4 Tech Reasons Rep. Jason Chaffetz's 'iPhone' Comments Are B.S.
You're way, way out of touch, dude.
When the iPhone 8 comes out later this year, Utah Representative Jason Chaffetz says Americans will have a choice: They can buy the phone, or they can buy health insurance. During an appearance on CNN’s “New Day,” Chaffetz said that lower-income Americans struggling to pay for health insurance may have to make sacrifices, like not spending “hundreds of dollars” on a new iPhone. The problem is, that argument is complete bullshit.
Chaffetz, who serves as chairman of the House Oversight Committee, appeared on “New Day” to defend the newly announced Republican plan to replace the Affordable Care Act, otherwise known as Obamacare. The Republican plan would remove the individual mandate (which requires Americans to purchase health insurance) and replace it with tax credits for individuals to buy health care, which industry analysts say could leave six to ten million Americans without coverage. Chaffetz thinks that it would all be fine and dandy, as long as poor people would stop buying expensive iPhones and save their money for health insurance.
“Americans have choices, and they’ve got to make a choice,” Chaffetz said. “So rather than getting that new iPhone that they just love and want to go spend hundreds of dollars on that, maybe they should invest in their own health care.”
The problem is, those comments don’t make any sense, from a technological or an economic perspective.
4. iPhones are Actually Cheap AF
You can get a iPhone 5c on Amazon for less than $100. Sure, if you walk into a store with a wad of cash and want to buy a iPhone 7 Plus with no contract, unlocked, and walk out of the store with it, it’ll cost nearly $969. But almost nobody does that. Every major cell phone provider offers contract deals and payment plans for smartphones, meaning users aren’t spending “hundreds of dollars” on phones, they’re spending a little over $20 a month to have a phone. It’s still unclear how much health insurance will cost under the new Republican plan, but under Obamacare, the average individual insurance plan worked out to $393 per month, which is a hell of a lot of iPhones.
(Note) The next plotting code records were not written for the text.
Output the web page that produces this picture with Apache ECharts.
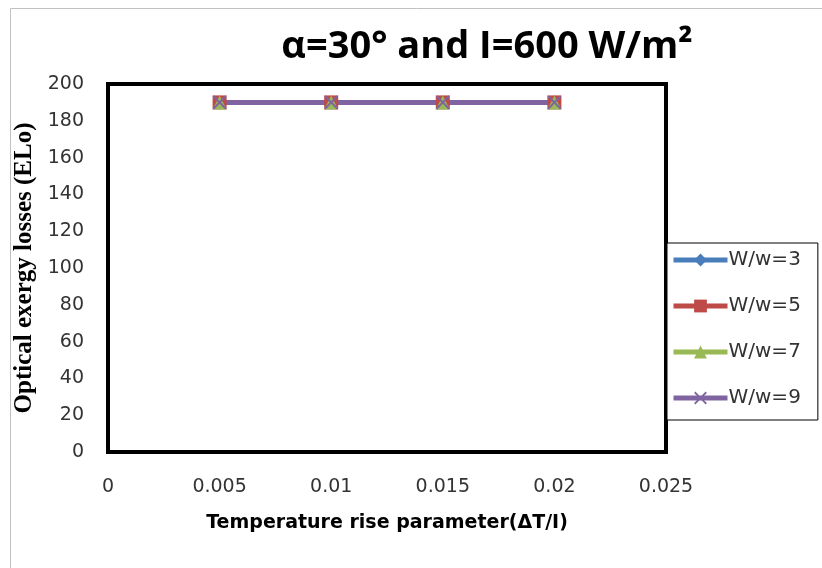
<!DOCTYPE html>
<html>
<head>
<meta charset="utf-8">
<script src="https://cdn.jsdelivr.net/npm/echarts@6/dist/echarts.min.js"></script>
<style>
html, body { margin: 0; padding: 0; background: #fff; }
#main { width: 822px; height: 568px; }
</style>
</head>
<body>
<div id="main"></div>
<script>
// data
var xValues = [0.005, 0.01, 0.015, 0.02];
var ww3 = [190, 190, 190, 190];
var ww5 = [190, 190, 190, 190];
var ww7 = [190, 190, 190, 190];
var ww9 = [190, 190, 190, 190];
var seriesNames = ['W/w=3', 'W/w=5', 'W/w=7', 'W/w=9'];

var crossPath = 'path://M0,1L1,0L5,4L9,0L10,1L6,5L10,9L9,10L5,6L1,10L0,9L4,5Z';

function pairs(ys) {
    var out = [];
    for (var i = 0; i < xValues.length; i++) {
        out.push([xValues[i], ys[i]]);
    }
    return out;
}

function makeSeries(name, ys, color, symbol, size) {
    return {
        name: name,
        type: 'line',
        data: pairs(ys),
        symbol: symbol,
        symbolSize: size,
        showSymbol: true,
        lineStyle: { color: color, width: 5 },
        itemStyle: { color: color },
        emphasis: { disabled: true },
        animation: false
    };
}

var chart = echarts.init(document.getElementById('main'));
var option = {
    animation: false,
    title: {
        text: 'α=30° and I=600 W/m²',
        left: 482,
        top: 23,
        textAlign: 'center',
        textStyle: {
            fontFamily: 'Open Sans, sans-serif',
            fontWeight: 'bold',
            fontSize: 38,
            color: '#000'
        }
    },
    graphic: [{
        type: 'rect',
        shape: { x: 10.5, y: 8.5, width: 830, height: 580 },
        style: { fill: 'none', stroke: '#c0c0c0', lineWidth: 1 },
        silent: true
    }],
    legend: {
        orient: 'vertical',
        left: 667,
        top: 243,
        padding: [7, 17, 12, 4],
        itemGap: 26,
        itemWidth: 54,
        itemHeight: 16,
        borderColor: '#000',
        borderWidth: 1,
        backgroundColor: '#fff',
        lineStyle: { width: 5 },
        textStyle: {
            fontFamily: 'DejaVu Sans, sans-serif',
            fontSize: 20,
            color: '#333',
            padding: [0, 0, 0, -4]
        },
        data: seriesNames
    },
    grid: {
        left: 108,
        right: 156,
        top: 84,
        bottom: 116,
        show: true,
        borderColor: '#000',
        borderWidth: 4,
        backgroundColor: '#fff'
    },
    xAxis: {
        type: 'value',
        min: 0,
        max: 0.025,
        interval: 0.005,
        name: 'Temperature rise parameter(ΔT/I)',
        nameLocation: 'middle',
        nameGap: 62,
        nameTextStyle: {
            fontFamily: 'DejaVu Sans, sans-serif',
            fontWeight: 'bold',
            fontSize: 19,
            color: '#000'
        },
        axisLine: { show: false },
        axisTick: { show: false },
        splitLine: { show: false },
        axisLabel: {
            margin: 26,
            fontFamily: 'DejaVu Sans, sans-serif',
            fontSize: 19,
            color: '#333'
        }
    },
    yAxis: {
        type: 'value',
        min: 0,
        max: 200,
        interval: 20,
        name: 'Optical exergy losses (ELo)',
        nameLocation: 'middle',
        nameGap: 60,
        nameTextStyle: {
            fontFamily: 'Liberation Serif, serif',
            fontWeight: 'bold',
            fontSize: 25,
            color: '#000'
        },
        axisLine: { show: false },
        axisTick: { show: false },
        splitLine: { show: false },
        axisLabel: {
            margin: 24,
            fontFamily: 'DejaVu Sans, sans-serif',
            fontSize: 19,
            color: '#333'
        }
    },
    series: [
        makeSeries(seriesNames[0], ww3, '#4a7ebb', 'diamond', 14),
        makeSeries(seriesNames[1], ww5, '#be4b48', 'rect', 14),
        makeSeries(seriesNames[2], ww7, '#98b954', 'triangle', 14),
        makeSeries(seriesNames[3], ww9, '#8064a2', crossPath, 14)
    ]
};
chart.setOption(option);
</script>
</body>
</html>
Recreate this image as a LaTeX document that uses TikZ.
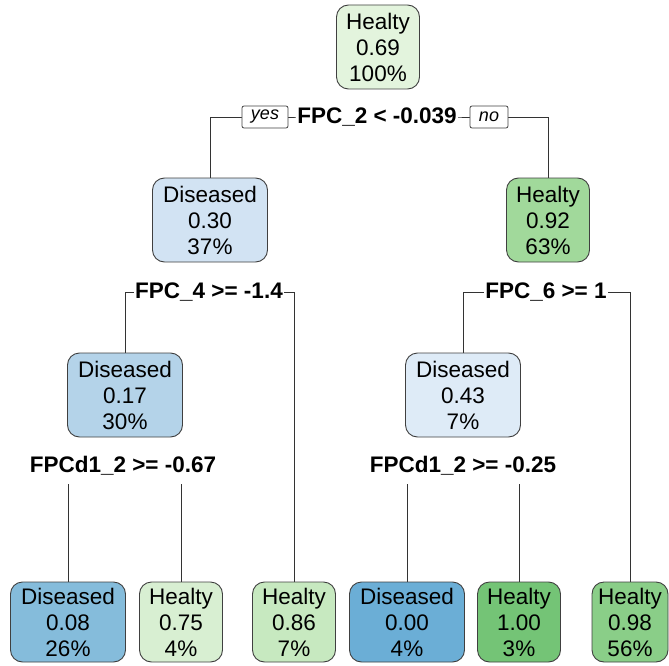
\documentclass[tikz,border=0pt]{standalone}
\usepackage{fontspec}
\setmainfont{Liberation Sans}
\pgfdeclarelayer{bg}
\pgfsetlayers{bg,main}
\definecolor{cRoot}{HTML}{E3F4DD}
\definecolor{cD30}{HTML}{D2E3F3}
\definecolor{cH92}{HTML}{A1D99B}
\definecolor{cD17}{HTML}{B4D3E9}
\definecolor{cD43}{HTML}{DEEBF7}
\definecolor{cD08}{HTML}{85BCDB}
\definecolor{cH75}{HTML}{D8EFD2}
\definecolor{cH86}{HTML}{C7E9C0}
\definecolor{cD00}{HTML}{6BAED6}
\definecolor{cH100}{HTML}{74C476}
\definecolor{cH98}{HTML}{8ACE88}
\begin{document}
\begin{tikzpicture}[x=1pt,y=-1pt,
  tbox/.style={draw=black!75, line width=0.9pt, rounded corners=12pt, align=center,
    font=\fontsize{22.5}{26}\selectfont, inner sep=0pt, minimum height=84pt},
  hbox/.style={tbox, minimum width=83pt},
  dbox/.style={tbox, minimum width=115pt},
  leafbox/.style={minimum height=80pt},
  splitlbl/.style={fill=white, font=\fontsize{22.5}{26}\bfseries\selectfont,
    inner xsep=1pt, inner ysep=0pt, minimum height=36pt},
  yn/.style={draw=black!75, fill=white, line width=0.8pt, font=\fontsize{18}{20}\itshape\selectfont,
    rounded corners=2pt, minimum height=22pt, inner xsep=9pt, inner ysep=0pt},
  conn/.style={draw=black!80, line width=0.9pt}
]
\useasboundingbox (0,0) rectangle (669,666);

% nodes
\node[hbox, fill=cRoot] (root) at (378,47) {Healty\\0.69\\100\%};
\node[dbox, fill=cD30] (n2) at (210,220) {Diseased\\0.30\\37\%};
\node[hbox, fill=cH92] (n3) at (548,220) {Healty\\0.92\\63\%};
\node[dbox, fill=cD17] (n4) at (125,395) {Diseased\\0.17\\30\%};
\node[dbox, fill=cD43] (n5) at (463,395) {Diseased\\0.43\\7\%};

\node[dbox, leafbox, fill=cD08] (l1) at (68,622) {Diseased\\0.08\\26\%};
\node[hbox, leafbox, fill=cH75] (l2) at (181,622) {Healty\\0.75\\4\%};
\node[hbox, leafbox, fill=cH86] (l3) at (294,622) {Healty\\0.86\\7\%};
\node[dbox, leafbox, fill=cD00] (l4) at (407,622) {Diseased\\0.00\\4\%};
\node[hbox, leafbox, fill=cH100] (l5) at (519,622) {Healty\\1.00\\3\%};
\node[hbox, leafbox, fill=cH98, minimum width=76pt] (l6) at (630,622) {Healty\\0.98\\56\%};

% split labels
\node[splitlbl] (s1) at (377,117) {FPC\_2 < -0.039};
\node[yn] (yes) at (265,117) {yes};
\node[yn] (no) at (489,117) {no};
\node[splitlbl] (s2) at (209,292) {FPC\_4 >= -1.4};
\node[splitlbl] (s3) at (546,292) {FPC\_6 >= 1};
\node[splitlbl] (s4) at (123,466) {FPCd1\_2 >= -0.67};
\node[splitlbl] (s5) at (463,466) {FPCd1\_2 >= -0.25};

% connectors
\begin{pgfonlayer}{bg}
\draw[conn] (n2.north) |- (s1.center) -| (n3.north);
\draw[conn] (n4.north) |- (s2.center) -| (l3.north);
\draw[conn] (n5.north) |- (s3.center) -| (l6.north);
\draw[conn] (l1.north) |- (s4.center) -| (l2.north);
\draw[conn] (l4.north) |- (s5.center) -| (l5.north);
\end{pgfonlayer}
\end{tikzpicture}
\end{document}
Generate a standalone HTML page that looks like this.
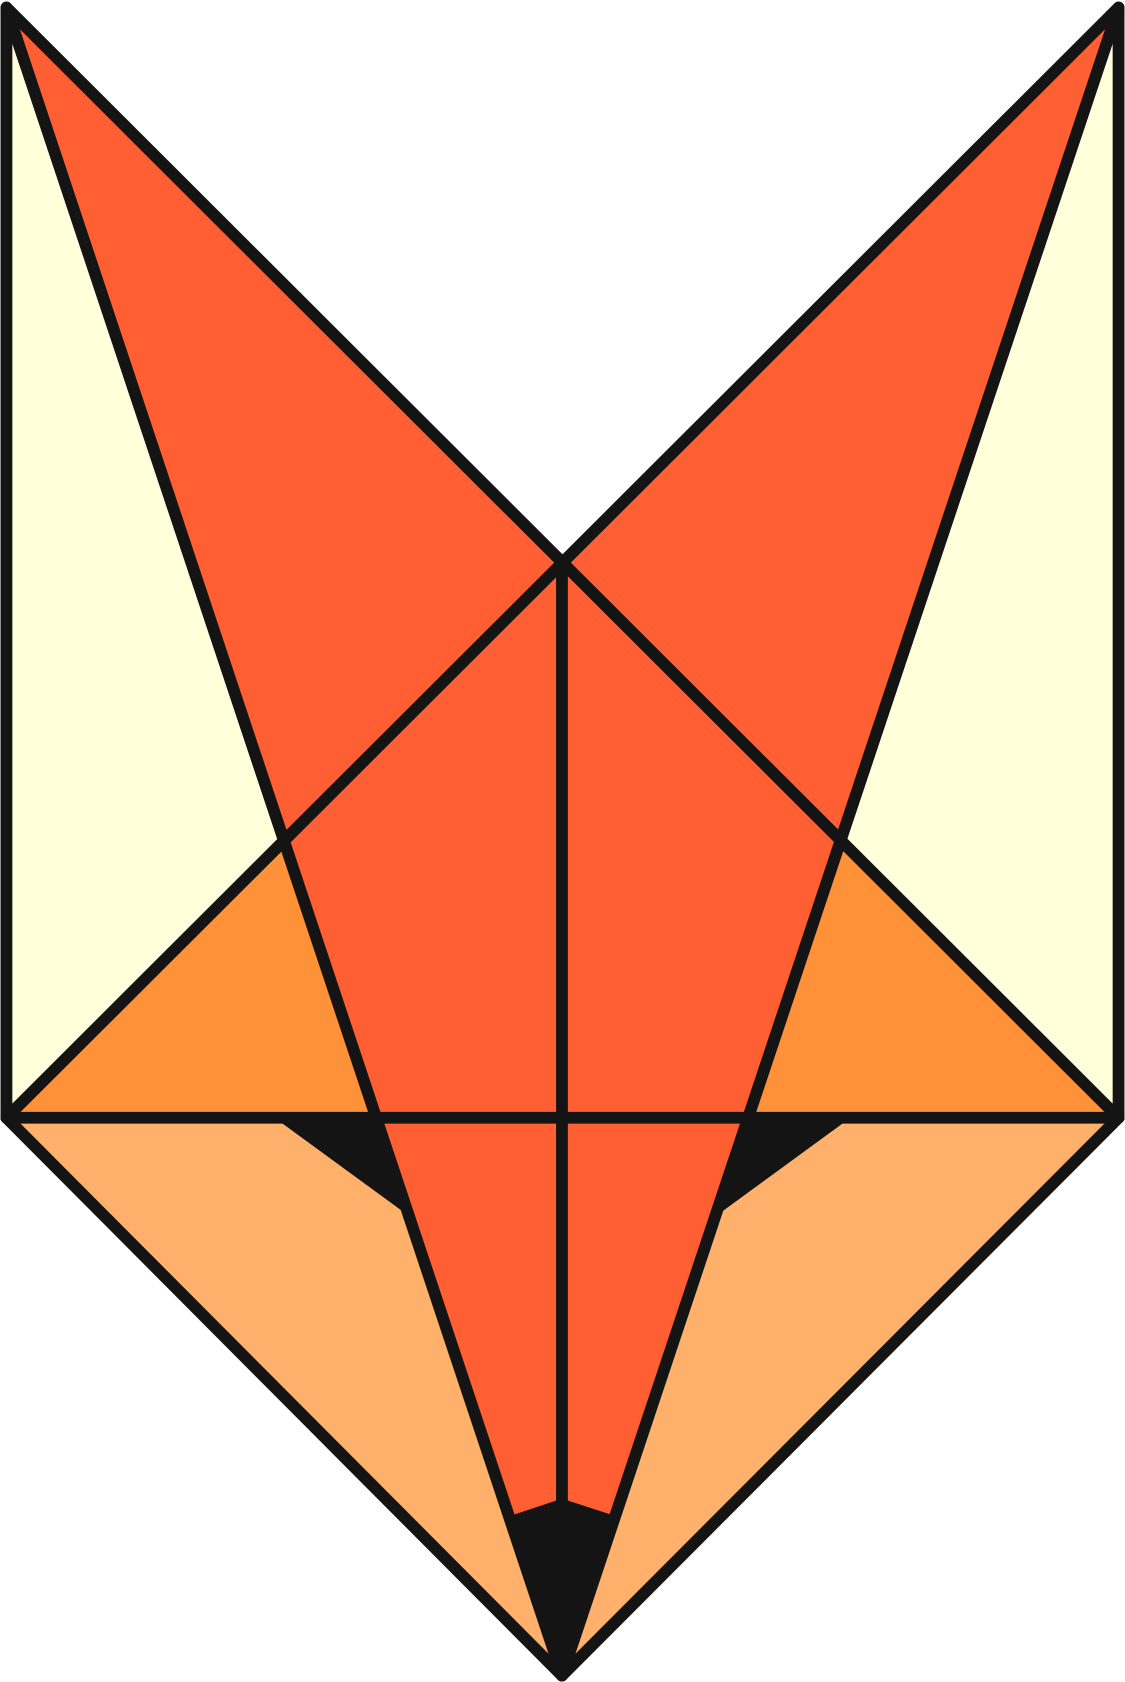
<!DOCTYPE html>
<html><head><meta charset="utf-8"><style>
html,body{margin:0;padding:0;background:#fff;width:1125px;height:1682px;overflow:hidden}
svg{display:block}
</style></head><body>
<svg width="1125" height="1682" viewBox="0 0 1049 1568" preserveAspectRatio="none" xmlns="http://www.w3.org/2000/svg">
<g stroke="none">
<polygon fill="#FFFFDA" points="6,7 262,782 6,1042"/>
<polygon fill="#FFFFDA" points="1043,7 787,782 1043,1042"/>
<polygon fill="#FF5F33" points="6,7 524,522 262,782"/>
<polygon fill="#FF5F33" points="1043,7 524,522 787,782"/>
<polygon fill="#FF5F33" points="524,522 787,782 524,1562 262,782"/>
<polygon fill="#FF9238" points="262,782 350,1042 6,1042"/>
<polygon fill="#FF9238" points="787,782 699,1042 1043,1042"/>
<polygon fill="#FFB16C" points="6,1042 350,1042 524,1562"/>
<polygon fill="#FFB16C" points="1043,1042 699,1042 524,1562"/>
<polygon fill="#141414" points="256,1042 352,1042 382,1134"/>
<polygon fill="#141414" points="793,1042 697,1042 667,1134"/>
<polygon fill="#141414" points="476,1413 524,1397 573,1413 524,1562"/>
</g>
<g fill="none" stroke="#141414" stroke-width="11" stroke-linejoin="round" stroke-linecap="round">
<polyline points="6,1042 6,7 1043,1042"/>
<polyline points="1043,1042 1043,7 6,1042"/>
<polyline points="6,1042 524,1562 1043,1042"/>
<line x1="6" y1="1042" x2="1043" y2="1042"/>
<line x1="524" y1="522" x2="524" y2="1400"/>
<line x1="6" y1="7" x2="524" y2="1562"/>
<line x1="1043" y1="7" x2="524" y2="1562"/>
</g>
</svg>
</body></html>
3. Poor People Don’t Own iPhones Anyway
In 2014, 84 percent of all smartphones sold were Android phones. The fact of the matter is that now, with subscription models, iPhones are still prohibitively expensive for those Americans living closest to the poverty line — and Android is the only company that makes affordable smartphones.
2. You Can’t Buy an iPhone 7 With Bad Credit
Americans like the ones Chaffetz probably has in mind — lower-income Americans living close to the poverty line — are also a demographic that struggles with credit rating. Apple’s iPhone upgrade program offers payment plans on each new iPhone only for people who qualify.
1. For Lower Income Americans, Smartphones are a Vital Utility
The biggest piece of bullshit in Chaffetz’s argument is the insinuation that poorer Americans don’t need smartphones, or don’t need nice smartphones. In fact, for many Americans living near the poverty line, smartphones are a daily necessity, providing them with their only link to the internet. In 2015, the Pew Research Center found that for up to 10 percent of Americans, a smartphone is their only way to access high-speed internet. 13 percent are “smartphone dependent” in some way, which includes a large section of young adults (15 percent of all Americans age 18-29). The internet, in modern times, has become a vital utility. Without it, poor Americans can struggle to apply for jobs, utilize government services, and conduct their daily lives. So much of our society has migrated onto the internet; the inability to access its resources can severely hinder an individual’s ability to ability to find a job, connect with friends and family, consume popular culture, and yes, pay their bills, including health insurance.